Apparently not as this installment picks up where “Supremacy” ended as Bourne learns of a new Gov’t program Blackbriar that may have replaced Treadstone, the botched CIA brain scrambling assassin training of which Bourne was the pilot candidate. By uncovering the spooks behind these top secret programs Bourne hopes to find his identify and an explanation to his nightmarish flashbacks.

The dizzying pace kicks off with a head spinning international travelogue covering cities all over the globe: London, Moscow, Turin, Tangier, Langley, New York, Madrid and for no significant reason. This is globetrotting for the sake of globetrotting-nothing in these sequences really explains or furthers the plot. When the film gets down to its real purpose-ferocious cat-and-mouse thrills, terrific close-up hand-to-hand combat, and the de rigueur car chases– two of which are absolutely gasp provoking-“The Bourne Ultimatum” is at its blunt force trauma best.

Supporting cast is fine- especially veteran actors David Straithern and Joan Allen. Their inexplicably critic pleasing dead pan acting is actually used to credible effect here as the humorless CIA bosses-one who wants Bourne dead the other not so much.

Then there’s Damon-one of the few young actors whose range, gritty appeal, boyish good looks and stature provides hope as a suitable replacement for Harrison Ford, Sean Connery, Pierce Brosnan and other aging icons. Tom Cruise can’t look 35 forever, can he?
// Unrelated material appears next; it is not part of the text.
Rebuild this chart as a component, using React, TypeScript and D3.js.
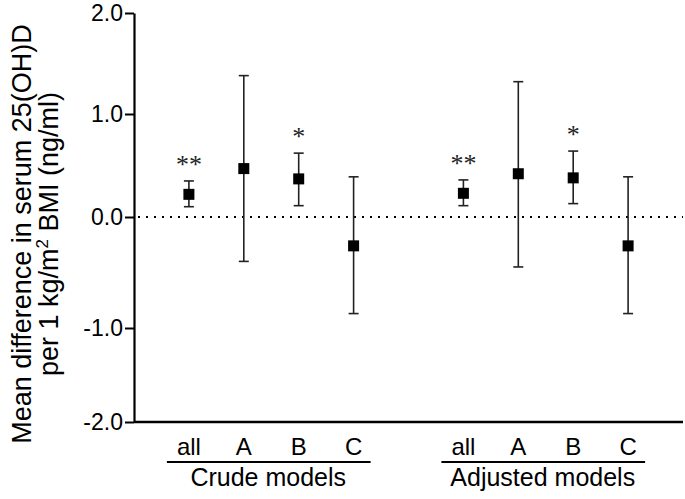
import React, { useRef, useEffect } from "react"
import * as d3 from "d3"

const subgroups = ["all", "A", "B", "C"]
const groups = ["Crude models", "Adjusted models"]

const crudeMean = [0.22, 0.47, 0.37, -0.26]
const crudeLow = [0.1, -0.4, 0.11, -0.87]
const crudeHigh = [0.35, 1.38, 0.62, 0.39]
const crudeStars = ["**", "", "*", ""]

const adjMean = [0.23, 0.42, 0.38, -0.26]
const adjLow = [0.11, -0.45, 0.13, -0.87]
const adjHigh = [0.36, 1.32, 0.64, 0.39]
const adjStars = ["**", "", "*", ""]

const yTicks = [-2, -1, 0, 1, 2]

interface Point {
  slot: number
  label: string
  mean: number
  low: number
  high: number
  star: string
}

export default function App() {
  const svgRef = useRef<SVGSVGElement>(null)
  const width = 685
  const height = 499

  useEffect(() => {
    if (!svgRef.current) return
    const svg = d3.select(svgRef.current)
    svg.selectAll("*").remove()

    const series = [
      { mean: crudeMean, low: crudeLow, high: crudeHigh, stars: crudeStars },
      { mean: adjMean, low: adjLow, high: adjHigh, stars: adjStars },
    ]
    const points: Point[] = []
    series.forEach((s, g) => {
      subgroups.forEach((label, i) => {
        points.push({
          slot: g * 5 + i + 1,
          label,
          mean: s.mean[i],
          low: s.low[i],
          high: s.high[i],
          star: s.stars[i],
        })
      })
    })

    const x = d3.scaleLinear().domain([0, 10]).range([134, 683])
    // the printed axis is not quite evenly spaced, follow its ticks
    const y = d3
      .scaleLinear()
      .domain([-2, -1, 0, 1, 2])
      .range([422, 328, 217, 114, 13])

    const font = "Liberation Sans, Arial, sans-serif"

    // y axis
    const yAxis = svg
      .append("g")
      .attr("transform", `translate(${x(0)},0)`)
      .call(
        d3
          .axisLeft(y)
          .tickValues(yTicks)
          .tickSize(9)
          .tickSizeOuter(0)
          .tickFormat((d) => Number(d).toFixed(1)),
      )
    yAxis.select(".domain").attr("stroke", "#000").attr("stroke-width", 2.2)
    yAxis.selectAll(".tick line").attr("stroke", "#000").attr("stroke-width", 2)
    yAxis
      .selectAll(".tick text")
      .attr("fill", "#000")
      .attr("font-family", font)
      .attr("font-size", 23)
      .attr("x", -11)

    // x axis line
    svg
      .append("line")
      .attr("x1", x(0))
      .attr("x2", x(10))
      .attr("y1", y(-2))
      .attr("y2", y(-2))
      .attr("stroke", "#000")
      .attr("stroke-width", 2.6)

    // zero reference
    svg
      .append("line")
      .attr("x1", x(0) + 4)
      .attr("x2", x(10))
      .attr("y1", y(0))
      .attr("y2", y(0))
      .attr("stroke", "#000")
      .attr("stroke-width", 2)
      .attr("stroke-dasharray", "2,6")

    // error bars
    const bars = svg.append("g").selectAll("g").data(points).enter().append("g")
    bars
      .append("line")
      .attr("x1", (d) => x(d.slot))
      .attr("x2", (d) => x(d.slot))
      .attr("y1", (d) => y(d.low))
      .attr("y2", (d) => y(d.high))
      .attr("stroke", "#222")
      .attr("stroke-width", 1.6)
    bars
      .selectAll(".cap")
      .data((d) => [d.low, d.high].map((v) => ({ slot: d.slot, v })))
      .enter()
      .append("line")
      .attr("x1", (d) => x(d.slot) - 5)
      .attr("x2", (d) => x(d.slot) + 5)
      .attr("y1", (d) => y(d.v))
      .attr("y2", (d) => y(d.v))
      .attr("stroke", "#222")
      .attr("stroke-width", 1.6)
    bars
      .append("rect")
      .attr("x", (d) => x(d.slot) - 5.5)
      .attr("y", (d) => y(d.mean) - 5.5)
      .attr("width", 11)
      .attr("height", 11)
      .attr("fill", "#000")
    bars
      .filter((d) => d.star !== "")
      .append("text")
      .attr("x", (d) => x(d.slot))
      .attr("y", (d) => y(d.high) - 8)
      .attr("text-anchor", "middle")
      .attr("font-family", "Liberation Serif, Times New Roman, serif")
      .attr("font-size", 26)
      .attr("fill", "#222")
      .text((d) => d.star)

    // category labels
    svg
      .append("g")
      .selectAll("text")
      .data(points)
      .enter()
      .append("text")
      .attr("x", (d) => x(d.slot))
      .attr("y", 455)
      .attr("text-anchor", "middle")
      .attr("font-family", font)
      .attr("font-size", 24)
      .attr("fill", "#000")
      .text((d) => d.label)

    // group labels with underline
    const grp = svg
      .append("g")
      .selectAll("g")
      .data(groups)
      .enter()
      .append("g")
    grp
      .append("line")
      .attr("x1", (_, g) => x(g * 5 + 1) - 22)
      .attr("x2", (_, g) => x(g * 5 + 4) + 17)
      .attr("y1", 462)
      .attr("y2", 462)
      .attr("stroke", "#000")
      .attr("stroke-width", 2)
    grp
      .append("text")
      .attr("x", (_, g) => (x(g * 5 + 1) + x(g * 5 + 4)) / 2 - 3)
      .attr("y", 486)
      .attr("text-anchor", "middle")
      .attr("font-family", font)
      .attr("font-size", 25)
      .attr("fill", "#000")
      .text((d) => d)

    // y axis title
    const title = svg
      .append("text")
      .attr("transform", `translate(0,234) rotate(-90)`)
      .attr("text-anchor", "middle")
      .attr("font-family", font)
      .attr("font-size", 27)
      .attr("fill", "#000")
    title.append("tspan").attr("x", 0).attr("y", 31).text("Mean difference in serum 25(OH)D")
    const l2 = title.append("tspan").attr("x", 0).attr("y", 58)
    l2.append("tspan").text("per 1 kg/m")
    l2.append("tspan").attr("font-size", 17).attr("dy", -10).text("2")
    l2.append("tspan").attr("dy", 10).text(" BMI (ng/ml)")
  }, [])

  return (
    <svg
      ref={svgRef}
      width={width}
      height={height}
      style={{ position: "absolute", left: 0, top: 0, background: "#fff" }}
    ></svg>
  )
}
On the one hand director Paul Greengrass (United 93) should be congratulated for giving fans what they want. Though old school spy film devotees would say “The Bourne Identity” remains the best of the trio, “Ultimatum” improves upon the unnervingly scattered “Supremacy.” One can’t help but wonder how much better many scenes would have been sans the shaky shutter-do great action sequences really require frenetic embellishment?

Grade: B+
Rated PG-13 for violence and intense action sequences.